Visitations
Théodore Chassériau, The Ghost of Banquo, 1855
" … what these Visitations seem to do to me. "
It seems to me that my departed friends never leave me for long. Once gone, they revisit, often at inconvenient times, apparently intent upon setting me onto a somewhat straighter path, for I meander on my way to pretty much everywhere. The shortest route between any two points seems utterly irrelevant to me, as I seem to insist upon usually taking some more scenic route. I set a goal then head off in another direction, my dereliction ranging behind me, weighing me down. These diversions even seem necessary, for if synchronicity is to have any chance of influencing me, it seems I must stray from any straight or narrow. My detours sometimes seem down right harrowing, for I often get lost in those woods. I seem to sometimes even abandon myself when straying, as if my underlying purpose in pursuing might have always been betraying myself. I end up lost, good and lost though it often feels bad and betrayed, as though I've cost myself my dream. ©2020 by David A. Schmaltz - all rights reserved
My departed friends tend to visit me then, when I'm feeling pretty near to absolutely dead-ended. They usually arrive in dreams, curiously unsettling ones that wake me from fitful sleeping. I wake alert then, able to recount everything that just happened. My old friend was clearly present, no longer gone into any great beyond. Their appearance, often accompanied by some song. I rise then, for what else could I possibly do? I'm through with sleep and ready once again to seek whatever I'd originally set out to achieve. I firmly believe that these Visitations exist beyond dreaming, that they probably represent my fate scheming to set me straighter. They seem to say, "Enough, already! Go get that done!" And I usually find myself running back into the recently deflected fray, be it then night or day, I suddenly cannot any longer stray away from that fate.
Creative arts emerge in fits and starts, mostly fits, it seems. Few ideas cleanly emerge. Most appear covered in muck and fear. No light heart guides development, either, but one perennially filling with ever greater dread. Each fresh work needs ample shop time grinding away, producing sparks and filings. Hardly reinforcing, it's always well worth deflecting for now. No casual undertaking, it often seems the sort of effort one reserves an undertaker to clean up after, bound to simply do me it. Well worth avoiding for even the longest times, but my dear departed ones won't tolerate my intransigence for long. They remind me that I'm still quick, however sick I might have become of my work, and that I'd best be getting on with it. What can I do but respond?

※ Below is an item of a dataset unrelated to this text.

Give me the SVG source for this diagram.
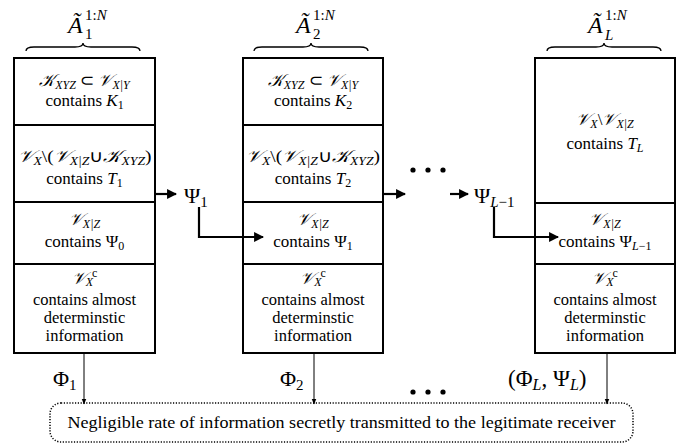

I'd been crawling through a "final" read of a manuscript I'd "finished" writing two summers ago, seeking some deeper knowing, trying to understand what I'd been trying to say. This kind of work seems naturally unreinforcing, for it demands considerable revisiting. I aspired to experience that work as a first time reader might, as one not previously introduced to any of my work might encounter it. Not as testament to anything, but as simple experience. Not with an editing pen securely held in one hand still fine tuning, but as some random reader might hold it. This effort had been surprisingly hard going, for it seemed to demand that I ditch myself for the duration. Studiously schizophrenic, I had been slowly driving myself crazy when Jamie came visiting. He was singing Bewitched, Bothered, and Bewildered and pointing in a slightly different direction. How about I just go finish reading the damned thing, he seemed to be implying. Forget the aspirations and the self-imposed rules and just get it done.
I was up in a flash, glancing at the clock: 1:30 AM, a perfect bewitching hour. I found an old video of Rita Hayworth lip synching that song, in a scene from the regrettable movie Pal Joey, and watched as I poured myself a small single malt scotch. Then I commenced to reading. I set my editing pen on the table beside the deepening pile of finished pages, rarely feeling moved to change anything. My heart started singing, beguiled again, and I caught myself simply experiencing again. My friend Jamie, in life, was all about living authentically, so he seemed the perfect emissary from beyond to remind me to simply find satisfaction in how things come. I had fallen behind my schedule, but what did that matter once I felt beguiled again? My old and departed friend had apparently come to introduce me to another dear friend, the one who'd first chiseled out the manuscript before me. His occasional naiveties should properly embarrass me, for they remain an indivisible part of me. I read to within a hundred pages of done before heading back to bed, and awoke a few hours later curiously refreshed and renewed. I'll be getting back at it now. That's what these Visitations seem to do to me.